The 'Jurassic Park' Easter Egg In 'Kong: Skull Island' Is Incredible & This Is How It Happened

Warner Bros.
Share

King Kong is one of the most well-known cinematic monsters in history. And when director Jordan Vogt-Roberts took on the latest iteration of the beast for the big screen, he wanted to pay homage to some of cinema's other great monster flicks. It helped that Samuel L. Jackson, who had a memorable role in Spielberg's Jurassic Park, secured a meaty role in Kong: Skull Island. So with Jackson in tow, Vogt-Roberts knew what he had to do. Here's how the incredible Jurassic Park easter egg in Kong: Skull Island (which hits theaters March 10) came to fruition.

Jackson plays Lt. Colonel Preston Packard, a war-hardened leader of a helicopter squadron tasked to explore an uncharted island in the Pacific Ocean. Little does he know, he and his men are about to be confronted with the larger-than-life Kong. When their helicopters take off into the unknown, Jackson as Packard delivers this bit of dialogue: "Hold onto your butts."

The already iconic line, of course, is a direct reference to 1993's Jurassic Park, in which Jackson delivers the same quote as his character Arnold. So how on earth did Vogt-Roberts get Jackson to deliver the same line, in an entirely different monster movie, nearly 25 years later?

"Honestly, I put it in the script and thought for sure he was going to say 'No way,'" the director tells me at the Los Angeles press day for the film. "I didn't even mention it [to him]. I didn't say anything about it. Then it happened, and I was like, 'OK, we did that.'"
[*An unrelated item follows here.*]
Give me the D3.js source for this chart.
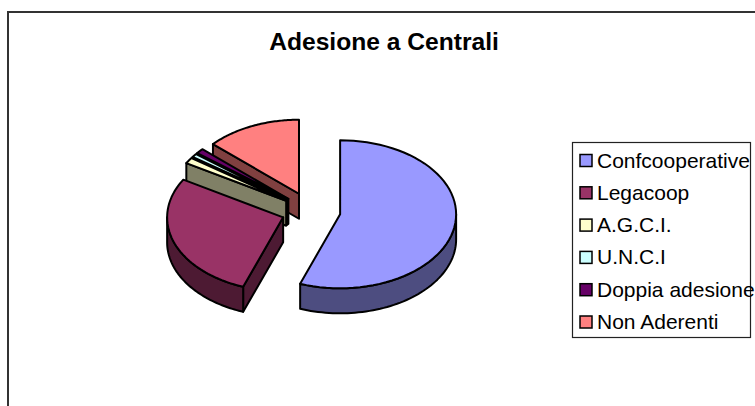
<!DOCTYPE html>
<html>
<head>
<meta charset="utf-8">
<script src="https://cdn.jsdelivr.net/npm/d3@7"></script>
<style>
html, body { margin: 0; padding: 0; background: white; overflow: hidden; }
svg { display: block; font-family: "Liberation Sans", Arial, sans-serif; }
</style>
</head>
<body>
<svg width="755" height="406"></svg>
<script>
// Data
let categories = ["Confcooperative", "Legacoop", "A.G.C.I.", "U.N.C.I", "Doppia adesione", "Non Aderenti"];
let values = [55.6, 27.9, 1.3, 0.8, 1.1, 13.3];
let colors = ["#9999ff", "#993366", "#ffffcc", "#ccffff", "#660066", "#ff8080"];
let sideColors = ["#4d4d80", "#4d1a33", "#808066", "#668080", "#330033", "#804040"];

let svg = d3.select("svg");

// Chart frame, only top and left fall inside the picture
svg.append("path")
    .attr("d", "M8,406V12H755")
    .attr("fill", "none")
    .attr("stroke", "#333")
    .attr("stroke-width", 2);

svg.append("text")
    .attr("x", 384)
    .attr("y", 50)
    .attr("text-anchor", "middle")
    .attr("font-weight", "bold")
    .attr("font-size", 24.6)
    .text("Adesione a Centrali");

// Pie geometry: flattened ellipse, every slice pushed out by the same share
let cx = 311, cy = 211, rx = 116, ry = 74, depth = 25, explode = 0.255;

let pie = d3.pie().sort(null).value(d => d);
let slices = pie(values).map((d, i) => {
    let mid = (d.startAngle + d.endAngle) / 2;
    return {
        i: i,
        a0: d.startAngle,
        a1: d.endAngle,
        ox: cx + explode * rx * Math.sin(mid),
        oy: cy - explode * ry * Math.cos(mid)
    };
});

let line = d3.line();

function rim(s, a, dy) {
    return [s.ox + rx * Math.sin(a), s.oy - ry * Math.cos(a) + dy];
}

function arcPoints(s, a0, a1, dy) {
    return d3.range(0, 61).map(k => rim(s, a0 + (a1 - a0) * k / 60, dy));
}

function drawPath(points, fill) {
    svg.append("path")
        .attr("d", line(points) + "Z")
        .attr("fill", fill)
        .attr("stroke", "black")
        .attr("stroke-width", 2)
        .attr("stroke-linejoin", "round");
}

// Back slices first, the big ones in front cover them
let order = [5, 4, 3, 2, 1, 0];
order.forEach(i => {
    let s = slices[i];
    let side = sideColors[i];

    // cut face on the start of the slice
    if (s.a0 > Math.PI) {
        drawPath([[s.ox, s.oy], rim(s, s.a0, 0), rim(s, s.a0, depth), [s.ox, s.oy + depth]], side);
    }

    // outer wall, only the front half of the ellipse shows
    let w0 = Math.max(s.a0, Math.PI / 2);
    let w1 = Math.min(s.a1, 3 * Math.PI / 2);
    if (w0 < w1) {
        drawPath(arcPoints(s, w0, w1, 0).concat(arcPoints(s, w1, w0, depth)), side);
    }

    drawPath([[s.ox, s.oy]].concat(arcPoints(s, s.a0, s.a1, 0)), colors[i]);
});

// Legend
let legendY = d3.scalePoint().domain(categories).range([160.5, 322]);

svg.append("rect")
    .attr("x", 572.5)
    .attr("y", 142.5)
    .attr("width", 178)
    .attr("height", 195)
    .attr("fill", "white")
    .attr("stroke", "#222")
    .attr("stroke-width", 1.2);

let items = svg.selectAll("g.item")
    .data(categories)
    .enter()
    .append("g")
    .attr("class", "item")
    .attr("transform", d => "translate(0," + legendY(d) + ")");

items.append("rect")
    .attr("x", 580)
    .attr("y", -6)
    .attr("width", 12)
    .attr("height", 12)
    .attr("fill", (d, i) => colors[i])
    .attr("stroke", "black")
    .attr("stroke-width", 1.5);

items.append("text")
    .attr("x", 597)
    .attr("y", 7)
    .attr("font-size", 21)
    .text(d => d);
</script>
</body>
</html>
While this iconic allusion was never discussed between the actor and director, fans of the famed dinosaur film will likely be delighted at the mention. And Vogt-Robert's success in sneaking in the reference had him wishing he'd done it with other members of his acclaimed cast, too.

"I’m regretful because there were like four or five [Big] Lebowski lines that I was trying to work through the script to get John Goodman to say, like 'You’re over the line,' or 'Mark it zero' or something like that. I was just so nervous about it," he admits. "But the Sam one, honestly, he was just game for it and I never talked about it. I had the writer put in the script as an homage and it just kind of happened."

Well, damn. Cheers to the ballsy director for delivering a reference audiences everywhere will surely appreciate.